The Witcher


The Witcher
2019-2023
Lauren Schmidt Hissrich

Grande saga littéraire polonaise de Andrzej Sapkowski, l’histoire du Sorceleur a surtout explosé auprès du grand public à travers les jeux-vidéo, et tout particulièrement le troisième opus, The Witcher 3 : Wild Hunt, puisque sur les 75 millions de jeux vendus, 50 proviennent uniquement du troisième volet (ce qui le place huitième du top 10 des jeux les plus vendus de l’histoire). Un jeu que je n’ai malheureusement jamais fini, ayant voulu avancer trop vite dans l’histoire en négligeant potions et équipement, au point de me retrouver bloqué devant un boss infaisable, même en mode facile (oui, mes compétences en la matière sont globalement risibles). Mais un jour qui sait.

C’est donc tout naturellement qu’un projet d’adaptation fut étudié, et c’est Netflix qui a acheté les droits pour une série, qui a assurément frappé fort, la première saison était tout simplement le programme le plus vu de la plateforme juste derrière Stranger Things en 2019. Et malgré un budget modeste de tout juste 92 M$, le résultat est incroyable : des décors réels, le moins d’effets spéciaux possible, et beaucoup d’animatroniques avec des design aussi inspirés qu’un Labyrinthe de Pan, c’est dire !
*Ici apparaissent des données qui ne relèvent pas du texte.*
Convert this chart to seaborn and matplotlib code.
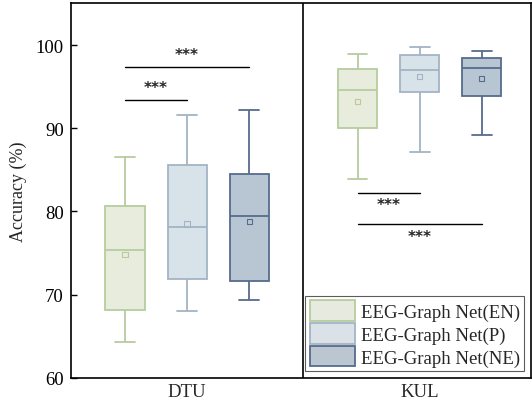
import numpy as np
import pandas as pd
import seaborn as sns
import matplotlib.pyplot as plt

# five-number summaries: [min, q1, median, q3, max]
datasets = ["DTU", "KUL"]
models = ["EEG-Graph Net(EN)", "EEG-Graph Net(P)", "EEG-Graph Net(NE)"]

dtu_en = [64.3, 68.1, 75.4, 80.6, 86.5]
dtu_p = [68.0, 71.9, 78.1, 85.6, 91.6]
dtu_ne = [69.4, 71.6, 79.4, 84.5, 92.2]
kul_en = [83.9, 90.0, 94.6, 97.1, 98.9]
kul_p = [87.2, 94.3, 97.0, 98.8, 99.8]
kul_ne = [89.2, 93.9, 97.3, 98.5, 99.3]

# means (small square markers)
dtu_means = [74.8, 78.5, 78.8]
kul_means = [93.2, 96.2, 96.0]

fills = ["#e7ecdd", "#d8e2e9", "#b8c6d4"]
edges = ["#b6cc9e", "#a3b4c5", "#566c8d"]

rows = []
for ds, boxes in zip(datasets, [[dtu_en, dtu_p, dtu_ne], [kul_en, kul_p, kul_ne]]):
    for m, vals in zip(models, boxes):
        for v in vals:
            rows.append({"dataset": ds, "model": m, "acc": v})
df = pd.DataFrame(rows)

sns.set_theme(style="ticks")
plt.rcParams["font.family"] = ["Liberation Serif", "DejaVu Serif"]

fig = plt.figure(figsize=(5.32, 4.06), dpi=100)
ax = fig.add_axes([0.133, 0.067, 0.865, 0.922])

sns.boxplot(data=df, x="dataset", y="acc", hue="model", order=datasets,
            hue_order=models, palette=fills, whis=(0, 100), width=0.8,
            gap=0.37, linewidth=1.3, ax=ax)

# seaborn 0.13 keeps one container per hue level
for k, cont in enumerate(ax.containers):
    ec = edges[k]
    for b in cont.boxes:
        b.set_edgecolor(ec)
        b.set_facecolor(fills[k])
    for art in list(cont.whiskers) + list(cont.caps) + list(cont.medians):
        art.set_color(ec)
        art.set_linewidth(1.3)

n = len(models)
offsets = [(k - 1) * 0.8 / n for k in range(n)]
for i, means in enumerate([dtu_means, kul_means]):
    for k, mv in enumerate(means):
        ax.scatter(i + offsets[k], mv, marker="s", s=14, facecolor="none",
                   edgecolor=edges[k], linewidth=0.8, zorder=5)

# significance bars
def sig(x0, x1, y, ty):
    ax.plot([x0, x1], [y, y], color="black", lw=1.0)
    ax.text((x0 + x1) / 2, ty, "***", ha="center", va="center",
            fontsize=11, fontweight="bold", family="DejaVu Sans")

sig(offsets[0], offsets[1], 93.35, 94.85)
sig(offsets[0], offsets[2], 97.4, 98.9)
sig(1 + offsets[0], 1 + offsets[1], 82.2, 80.8)
sig(1 + offsets[0], 1 + offsets[2], 78.5, 77.0)

ax.axvline(0.5, color="black", lw=1.2)

ax.set_xlim(-0.5, 1.478)
ax.set_ylim(60, 105)
ax.set_yticks([60, 70, 80, 90, 100])
ax.set_xlabel("")
ax.set_ylabel("Accuracy (%)", fontsize=13, labelpad=6)
ax.tick_params(axis="y", direction="in", length=4, width=1, labelsize=13.5,
               colors="black", pad=5)
ax.tick_params(axis="x", length=0, labelsize=13.5, pad=4)
for s in ax.spines.values():
    s.set_color("black")
    s.set_linewidth(1.2)

leg = ax.legend(loc="lower right", fontsize=13.5, frameon=True, fancybox=False,
                handlelength=2.4, handleheight=1.3, labelspacing=0.12,
                handletextpad=0.3, borderpad=0.25, borderaxespad=0.35)
leg.get_frame().set_edgecolor("#333333")
leg.get_frame().set_linewidth(0.8)
for h, ec in zip(leg.legend_handles, edges):
    h.set_edgecolor(ec)
    h.set_linewidth(1.3)

fig.savefig("out.png", dpi=100)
On y suit en parallèle trois histoires, de la plus ancienne à la plus récente chronologiquement : celle de Yennefer (Anya Chalotra), une handicapée traitée par ses parents comme du bétail et qui sera vendue à Tissaia (MyAnna Buring), une formatrice en magie voyant en elle le potentiel des plus puissantes sorcières ; on suivra également le fameux Witcher / Sorceleur, Geralt de Riv (Henry Cavill), sorte de guerrier ultime formé à la fois aux arts magiques et au maniement des armes, ayant juré neutralité dans les différents conflits politique, dont la fonction et de venir en aide à qui en a les moyens pour différents problèmes, souvent des monstres à terrasser ; et enfin Ciri (Freya Allan), princesse d’un royaume qui subira l’attaque d’un autre royaume, et qui devra lutter pour sa survie.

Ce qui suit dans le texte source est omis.